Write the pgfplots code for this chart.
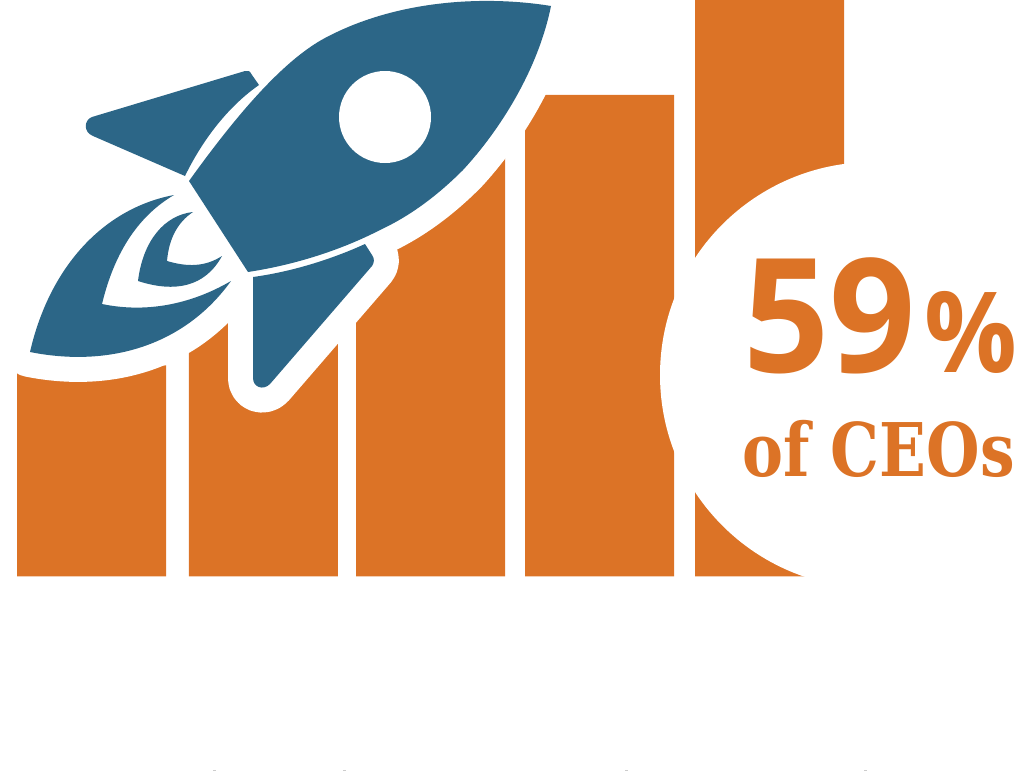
\documentclass[border=0pt]{standalone}
\usepackage{pgfplots}
\pgfplotsset{compat=1.18}
\usepackage{fontspec}
\setmainfont{Liberation Sans}
\newfontfamily\numfont[FakeStretch=0.95]{Open Sans}
\newfontfamily\pctfont[FakeStretch=0.92]{Open Sans}
\newfontfamily\slabfont[FakeStretch=0.83]{DejaVu Serif}
\definecolor{barorange}{RGB}{220,115,38}
\definecolor{rocketblue}{RGB}{44,102,135}
% outlines of the rocket parts
\newcommand\rocketbody{(551,6) .. controls (490,-4) and (400,-2) .. (325,38)
  .. controls (285,59.5) and (240,110) .. (189,181) -- (248,272)
  .. controls (300,264) and (345,248) .. (380,230)
  .. controls (410,216) and (437,196) .. (463,170)
  .. controls (500,130) and (538,70) .. (551,6) -- cycle}
\newcommand\topfin{(245,71) -- (92,117) .. controls (84,120) and (83,132) .. (93,136)
  -- (185,176) .. controls (201,143) and (226,108) .. (259,85) -- (252,75)
  .. controls (250,71) and (248,70) .. (245,71) -- cycle}
\newcommand\lowfin{(253,277) .. controls (290,272) and (330,260) .. (365,244) -- (372,255)
  .. controls (375,259) and (374,263) .. (372,266) -- (270,384)
  .. controls (263,391) and (253,387) .. (253,378) -- cycle}
\newcommand\outerflame{(174,195) .. controls (105,208) and (50,265) .. (30,352)
  .. controls (110,368) and (185,345) .. (231,281)
  .. controls (190,305) and (145,313) .. (102,304)
  .. controls (115,250) and (140,215) .. (174,195) -- cycle}
\newcommand\innerflame{(193,212) .. controls (165,215) and (143,240) .. (138,281)
  .. controls (175,293) and (205,287) .. (222,256)
  .. controls (205,267) and (187,267) .. (167,261)
  .. controls (169,238) and (178,222) .. (193,212) -- cycle}
\begin{document}
\begin{tikzpicture}
% growth bars, heights measured up from the common baseline
\begin{axis}[
  scale only axis, width=1016pt, height=771pt, at={(0,0)}, anchor=south west,
  xmin=0, xmax=1016, ymin=-194.5, ymax=576.5, hide axis, clip=true]
\addplot[ybar, bar width=149, fill=barorange, draw=none] coordinates {
  (91.5,211) (263.25,255) (430.5,420) (599.5,481.5) (769.5,576.5)};
\end{axis}
% rocket, exhaust and percentage badge, laid out with y running downwards
\begin{axis}[
  scale only axis, width=1016pt, height=771pt, at={(0,0)}, anchor=south west,
  xmin=0, xmax=1016, ymin=0, ymax=771, y dir=reverse, hide axis]
\begin{scope}
\clip (0,0) rectangle (1016,771);
% white keyline separating the rocket from the bars
\path[draw=white, fill=white, line width=50pt, line join=round]
  \rocketbody \topfin \lowfin \outerflame;
\fill[rocketblue] \rocketbody;
\fill[rocketblue] \topfin;
\fill[rocketblue] \lowfin;
\fill[rocketblue] \outerflame;
\fill[rocketblue] \innerflame;
\fill[white] (385,117) circle[radius=46pt];
% badge
\fill[white] (873,375) circle[radius=213pt];
\node[anchor=base west, inner sep=0pt, text=barorange] at (743,372)
  {\fontsize{159}{159}\selectfont\numfont\bfseries 59};
\node[anchor=base west, inner sep=0pt, text=barorange] at (924,372)
  {\fontsize{112}{112}\selectfont\pctfont\bfseries\%};
\node[anchor=base west, inner sep=0pt, text=barorange] at (742,476)
  {\fontsize{74}{74}\selectfont\slabfont\bfseries of CEOs};
% tops of the line of lettering under the chart
\fill[black!20] (213,769.5) rectangle (216,771);
\fill[black!20] (343,769.5) rectangle (346,771);
\fill[black!20] (625,769.5) rectangle (628,771);
\fill[black!20] (864,769.5) rectangle (867,771);
\end{scope}
\end{axis}
\end{tikzpicture}
\end{document}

------------------------------------------------------------------------

_What the task asks_.
Without the pictures, write out the whole listing above exactly as it appears.

_Exercise output_.
Write the pgfplots code for this chart.
\documentclass[border=0pt]{standalone}
\usepackage{pgfplots}
\pgfplotsset{compat=1.18}
\usepackage{fontspec}
\setmainfont{Liberation Sans}
\newfontfamily\numfont[FakeStretch=0.95]{Open Sans}
\newfontfamily\pctfont[FakeStretch=0.92]{Open Sans}
\newfontfamily\slabfont[FakeStretch=0.83]{DejaVu Serif}
\definecolor{barorange}{RGB}{220,115,38}
\definecolor{rocketblue}{RGB}{44,102,135}
% outlines of the rocket parts
\newcommand\rocketbody{(551,6) .. controls (490,-4) and (400,-2) .. (325,38)
  .. controls (285,59.5) and (240,110) .. (189,181) -- (248,272)
  .. controls (300,264) and (345,248) .. (380,230)
  .. controls (410,216) and (437,196) .. (463,170)
  .. controls (500,130) and (538,70) .. (551,6) -- cycle}
\newcommand\topfin{(245,71) -- (92,117) .. controls (84,120) and (83,132) .. (93,136)
  -- (185,176) .. controls (201,143) and (226,108) .. (259,85) -- (252,75)
  .. controls (250,71) and (248,70) .. (245,71) -- cycle}
\newcommand\lowfin{(253,277) .. controls (290,272) and (330,260) .. (365,244) -- (372,255)
  .. controls (375,259) and (374,263) .. (372,266) -- (270,384)
  .. controls (263,391) and (253,387) .. (253,378) -- cycle}
\newcommand\outerflame{(174,195) .. controls (105,208) and (50,265) .. (30,352)
  .. controls (110,368) and (185,345) .. (231,281)
  .. controls (190,305) and (145,313) .. (102,304)
  .. controls (115,250) and (140,215) .. (174,195) -- cycle}
\newcommand\innerflame{(193,212) .. controls (165,215) and (143,240) .. (138,281)
  .. controls (175,293) and (205,287) .. (222,256)
  .. controls (205,267) and (187,267) .. (167,261)
  .. controls (169,238) and (178,222) .. (193,212) -- cycle}
\begin{document}
\begin{tikzpicture}
% growth bars, heights measured up from the common baseline
\begin{axis}[
  scale only axis, width=1016pt, height=771pt, at={(0,0)}, anchor=south west,
  xmin=0, xmax=1016, ymin=-194.5, ymax=576.5, hide axis, clip=true]
\addplot[ybar, bar width=149, fill=barorange, draw=none] coordinates {
  (91.5,211) (263.25,255) (430.5,420) (599.5,481.5) (769.5,576.5)};
\end{axis}
% rocket, exhaust and percentage badge, laid out with y running downwards
\begin{axis}[
  scale only axis, width=1016pt, height=771pt, at={(0,0)}, anchor=south west,
  xmin=0, xmax=1016, ymin=0, ymax=771, y dir=reverse, hide axis]
\begin{scope}
\clip (0,0) rectangle (1016,771);
% white keyline separating the rocket from the bars
\path[draw=white, fill=white, line width=50pt, line join=round]
  \rocketbody \topfin \lowfin \outerflame;
\fill[rocketblue] \rocketbody;
\fill[rocketblue] \topfin;
\fill[rocketblue] \lowfin;
\fill[rocketblue] \outerflame;
\fill[rocketblue] \innerflame;
\fill[white] (385,117) circle[radius=46pt];
% badge
\fill[white] (873,375) circle[radius=213pt];
\node[anchor=base west, inner sep=0pt, text=barorange] at (743,372)
  {\fontsize{159}{159}\selectfont\numfont\bfseries 59};
\node[anchor=base west, inner sep=0pt, text=barorange] at (924,372)
  {\fontsize{112}{112}\selectfont\pctfont\bfseries\%};
\node[anchor=base west, inner sep=0pt, text=barorange] at (742,476)
  {\fontsize{74}{74}\selectfont\slabfont\bfseries of CEOs};
% tops of the line of lettering under the chart
\fill[black!20] (213,769.5) rectangle (216,771);
\fill[black!20] (343,769.5) rectangle (346,771);
\fill[black!20] (625,769.5) rectangle (628,771);
\fill[black!20] (864,769.5) rectangle (867,771);
\end{scope}
\end{axis}
\end{tikzpicture}
\end{document}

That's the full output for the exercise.